In January 2017, Richer Unsigned launched the Richer Unsigned Sessions at Cambridge Audio's venue 'Melomania'. Each event features 2 bands who perform a short set to a mixture of staff and industry guests. The sessions are recorded and filmed. The audio is mixed by Emre Ramazanoglu (Noel Gallagher, Rita Ora, Sia) and content is shared on the Richer Unsigned YouTube channel. The videos are also played in Richer Sounds stores across the UK.

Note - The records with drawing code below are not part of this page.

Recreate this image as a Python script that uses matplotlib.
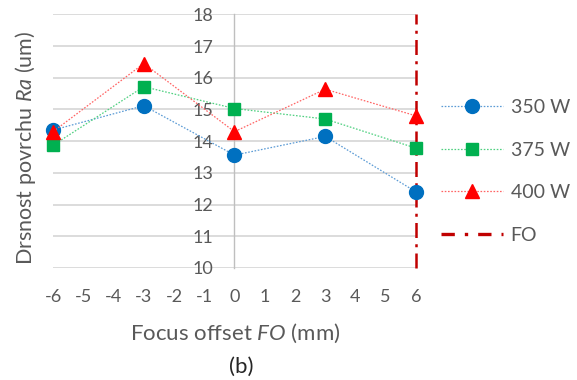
import matplotlib
matplotlib.use("Agg")
import matplotlib.pyplot as plt
from matplotlib.lines import Line2D

plt.rcParams['font.family'] = ['Lato', 'DejaVu Sans']
plt.rcParams['mathtext.fontset'] = 'custom'
plt.rcParams['mathtext.rm'] = 'Lato'
plt.rcParams['mathtext.it'] = 'Lato:italic'
plt.rcParams['axes.unicode_minus'] = False

# Focus offset positions and measured roughness Ra for each laser power
focus_offset = [-6, -3, 0, 3, 6]
ra_350 = [14.35, 15.12, 13.56, 14.15, 12.40]
ra_375 = [13.87, 15.72, 15.03, 14.70, 13.78]
ra_400 = [14.30, 16.45, 14.30, 15.64, 14.80]
series_labels = ['350 W', '375 W', '400 W']
fo_position = 6
x_ticks = list(range(-6, 7))
y_ticks = list(range(10, 19))

text_gray = '#595959'
grid_gray = '#D9D9D9'
fo_red = '#C00000'
fo_dash = (0, (6, 2.5, 1.2, 2.5))

fig = plt.figure(figsize=(5.77, 3.80), dpi=100)
ax = fig.add_axes([0.0919, 0.295, 0.629, 0.667])

ax.set_xlim(-6, 6)
ax.set_ylim(10, 18)
ax.set_xticks(x_ticks)
ax.set_yticks(y_ticks)

for s in ['top', 'right', 'bottom']:
    ax.spines[s].set_visible(False)
ax.spines['left'].set_position(('data', 0))
ax.spines['left'].set_color('#BFBFBF')
ax.spines['left'].set_linewidth(1.0)

ax.yaxis.grid(True, color=grid_gray, linewidth=1.3)
ax.set_axisbelow(True)
ax.tick_params(axis='both', length=0, labelsize=13, colors=text_gray)
ax.tick_params(axis='y', pad=15)
ax.tick_params(axis='x', pad=15)

styles = [
    (ra_350, '#0070C0', '#5B9BD5', 'o', 10),
    (ra_375, '#00B050', '#4FD080', 's', 9),
    (ra_400, '#FF0000', '#FF6464', '^', 10.5),
]
dot_style = (0, (1.3, 1.3))
handles = []
for (vals, mcol, lcol, mk, ms), lab in zip(styles, series_labels):
    ax.plot(focus_offset, vals, linestyle=dot_style, color=lcol, linewidth=0.9,
            marker=mk, markersize=ms, markerfacecolor=mcol, markeredgecolor=mcol,
            zorder=3, clip_on=False)
    handles.append(Line2D([], [], linestyle=dot_style, color=lcol, linewidth=0.9,
                          marker=mk, markersize=ms, markerfacecolor=mcol,
                          markeredgecolor=mcol, label=lab))

ax.axvline(fo_position, color=fo_red, linewidth=1.8, linestyle=fo_dash,
           zorder=2.5, clip_on=False)
handles.append(Line2D([], [], color=fo_red, linewidth=2.4,
                      linestyle=(0, (4, 3, 1, 3)), label='FO'))

fig.legend(handles=handles, loc='center left', bbox_to_anchor=(0.757, 0.549),
           frameon=False, fontsize=14, handlelength=3.2, handletextpad=0.4,
           labelspacing=1.32, borderpad=0.2, borderaxespad=0.0,
           labelcolor=text_gray)

fig.text(0.045, 0.61, 'Drsnost povrchu $\\mathit{Ra}$ (um)', rotation=90,
         ha='center', va='center', fontsize=15.5, color=text_gray)
fig.text(0.407, 0.124, 'Focus offset $\\mathit{FO}$ (mm)', ha='center', va='center',
         fontsize=16, color=text_gray)
fig.text(0.418, 0.035, '(b)', ha='center', va='center', fontsize=16, color='#262626')

fig.savefig('out.png', dpi=100)
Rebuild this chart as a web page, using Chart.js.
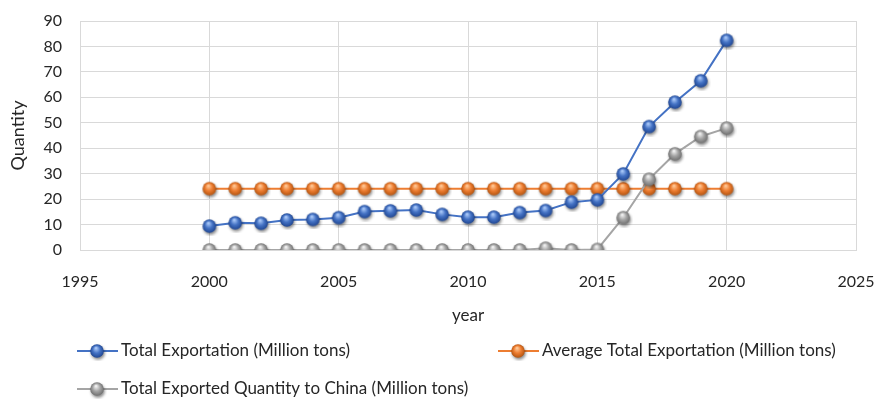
<!DOCTYPE html>
<html>
<head>
<meta charset="utf-8">
<script src="https://cdn.jsdelivr.net/npm/chart.js@4/dist/chart.umd.min.js"></script>
<style>
  html, body { margin: 0; padding: 0; background: #fff; }
  #wrap { width: 875px; height: 400px; }
</style>
</head>
<body>
<div id="wrap"><canvas id="exportChart" width="875" height="400"></canvas></div>
<script>
// Export figures per year
const years = [2000, 2001, 2002, 2003, 2004, 2005, 2006, 2007, 2008, 2009, 2010,
               2011, 2012, 2013, 2014, 2015, 2016, 2017, 2018, 2019, 2020];
const totalExport = [9.4, 10.7, 10.5, 11.8, 12.0, 12.7, 15.1, 15.4, 15.7, 14.0, 12.9,
                     12.9, 14.7, 15.5, 18.8, 19.7, 29.9, 48.5, 58.1, 66.5, 82.4];
const avgExport = [24.1, 24.1, 24.1, 24.1, 24.1, 24.1, 24.1, 24.1, 24.1, 24.1, 24.1,
                   24.1, 24.1, 24.1, 24.1, 24.1, 24.1, 24.1, 24.1, 24.1, 24.1];
const chinaExport = [0, 0, 0, 0, 0, 0, 0, 0, 0, 0, 0,
                     0, 0, 0.7, 0, 0.2, 12.7, 27.8, 37.8, 44.6, 47.9];
const seriesNames = ["Total Exportation (Million tons)",
                     "Average Total Exportation (Million tons)",
                     "Total Exported Quantity to China (Million tons)"];

const FONT = "Lato, 'Liberation Sans', sans-serif";
const TEXT = "#262626";

// small shaded ball used as the point marker
function makeBall(base, light, dark) {
    const c = document.createElement("canvas");
    c.width = 20; c.height = 20;
    const g = c.getContext("2d");
    g.shadowColor = "rgba(0,0,0,0.45)";
    g.shadowBlur = 3;
    g.shadowOffsetX = 1;
    g.shadowOffsetY = 2;
    const grad = g.createRadialGradient(9, 7, 0.5, 10, 10, 7);
    grad.addColorStop(0, light);
    grad.addColorStop(0.5, base);
    grad.addColorStop(1, dark);
    g.fillStyle = grad;
    g.beginPath();
    g.arc(10, 10, 6.8, 0, Math.PI * 2);
    g.fill();
    return c;
}

const blueBall = makeBall("#4472C4", "#a9c8f8", "#1f4590");
const orangeBall = makeBall("#ED7D31", "#ffc896", "#b2530f");
const grayBall = makeBall("#A5A5A5", "#f2f2f2", "#6e6e6e");

function toPoints(vals) {
    return years.map((y, i) => ({ x: y, y: vals[i] }));
}

// legend drawn underneath the plot in two rows
const bottomLegend = {
    id: "bottomLegend",
    afterDraw(chart) {
        const ctx = chart.ctx;
        const items = [
            { x: 77, y: 351, color: "#4472C4", ball: blueBall, text: seriesNames[0] },
            { x: 498, y: 351, color: "#ED7D31", ball: orangeBall, text: seriesNames[1] },
            { x: 77, y: 389, color: "#A5A5A5", ball: grayBall, text: seriesNames[2] }
        ];
        ctx.save();
        items.forEach(it => {
            ctx.strokeStyle = it.color;
            ctx.lineWidth = 2;
            ctx.beginPath();
            ctx.moveTo(it.x, it.y);
            ctx.lineTo(it.x + 41, it.y);
            ctx.stroke();
            ctx.drawImage(it.ball, it.x + 20 - 10, it.y - 10);
            ctx.fillStyle = TEXT;
            ctx.font = "17px " + FONT;
            ctx.textBaseline = "middle";
            ctx.textAlign = "left";
            ctx.fillText(it.text, it.x + 44, it.y);
        });
        ctx.restore();
    }
};

const ctx = document.getElementById("exportChart").getContext("2d");

new Chart(ctx, {
    type: "line",
    data: {
        datasets: [
            {
                label: seriesNames[0],
                data: toPoints(totalExport),
                borderColor: "#4472C4",
                borderWidth: 2,
                pointStyle: blueBall,
                order: 2
            },
            {
                label: seriesNames[1],
                data: toPoints(avgExport),
                borderColor: "#ED7D31",
                borderWidth: 2,
                pointStyle: orangeBall,
                order: 3
            },
            {
                label: seriesNames[2],
                data: toPoints(chinaExport),
                borderColor: "#A5A5A5",
                borderWidth: 2,
                pointStyle: grayBall,
                order: 1
            }
        ]
    },
    options: {
        responsive: false,
        animation: false,
        layout: { padding: { top: 21, right: 19, bottom: 70, left: 0 } },
        plugins: {
            legend: { display: false },
            tooltip: { enabled: false }
        },
        scales: {
            x: {
                type: "linear",
                min: 1995,
                max: 2025,
                afterFit(scale) { scale.height = 80; },
                ticks: {
                    stepSize: 5,
                    padding: 0,
                    color: TEXT,
                    font: { family: FONT, size: 16 },
                    callback: v => String(v)
                },
                // invisible tick marks push the labels away from the axis
                grid: { color: "#d9d9d9", drawTicks: true, tickLength: 22, tickColor: "rgba(0,0,0,0)" },
                border: { color: "#d9d9d9" },
                title: {
                    display: true,
                    text: "year",
                    color: TEXT,
                    font: { family: FONT, size: 17 }
                }
            },
            y: {
                min: 0,
                max: 90,
                afterFit(scale) { scale.width = 80; },
                ticks: {
                    stepSize: 10,
                    padding: 0,
                    color: TEXT,
                    font: { family: FONT, size: 16 }
                },
                grid: { color: "#d9d9d9", drawTicks: true, tickLength: 18, tickColor: "rgba(0,0,0,0)" },
                border: { color: "#d9d9d9" },
                title: {
                    display: true,
                    text: "Quantity",
                    color: TEXT,
                    padding: { top: 7, bottom: 4 },
                    font: { family: FONT, size: 18 }
                }
            }
        },
        elements: {
            line: { tension: 0 },
            point: { radius: 7 }
        }
    },
    plugins: [bottomLegend]
});
</script>
</body>
</html>
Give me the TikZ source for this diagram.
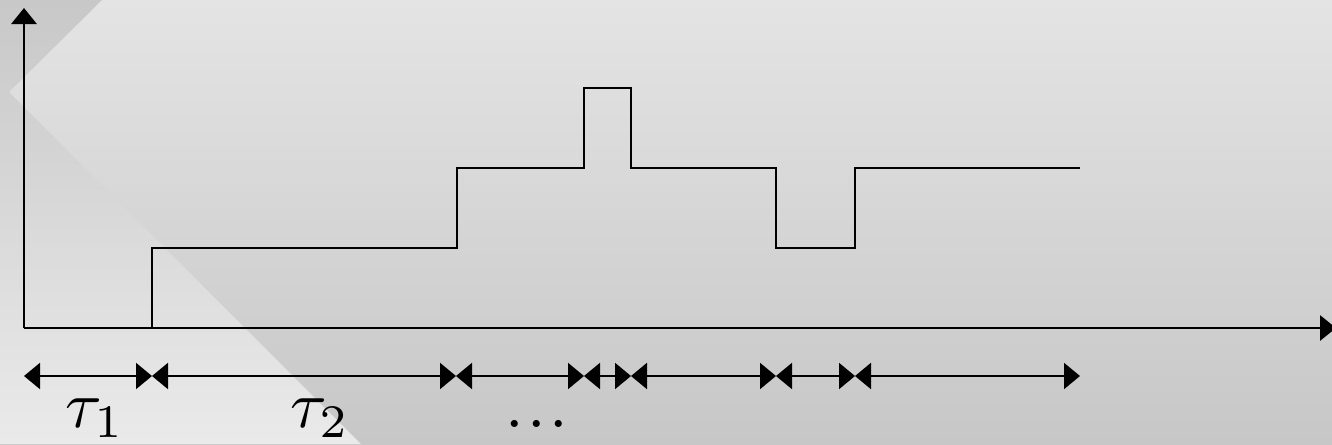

In April 2017 and 2018 Richer Unsigned teamed up with Technics to release their second and third vinyl album 'The Best Of Richer Unsigned' in celebration of Record Store Day. Each album featured 10 emerging artists from around the world, chosen by Ivor Novello nominated Folk band Bear's Den and platinum selling artist Newton Faulkner. 3 artists were then chosen by each curator to support them at an intimate concert at St Giles In The Fields Church in 2018 (Bear's Den), and St Pancras Church in 2019 (Newton Faulkner). Each release was in conjunction with Dave Stewart Entertainment's new 'Church Keys' initiative.

Since 2014 Richer Unsigned has pioneered a 'Musicians minimum wage' initiative, where every performing band member at a Richer Unsigned event receives at least the living wage. The idea is to lead by example, rewarding artists for their talent and investing in their careers.

In 2018 Richer Unsigned sponsored a stage at Cornbury Music Festival featuring 15 new artists. Each artist received a professionally filmed video and audio mix of their performance. All videos were promoted across Richer Sounds channels.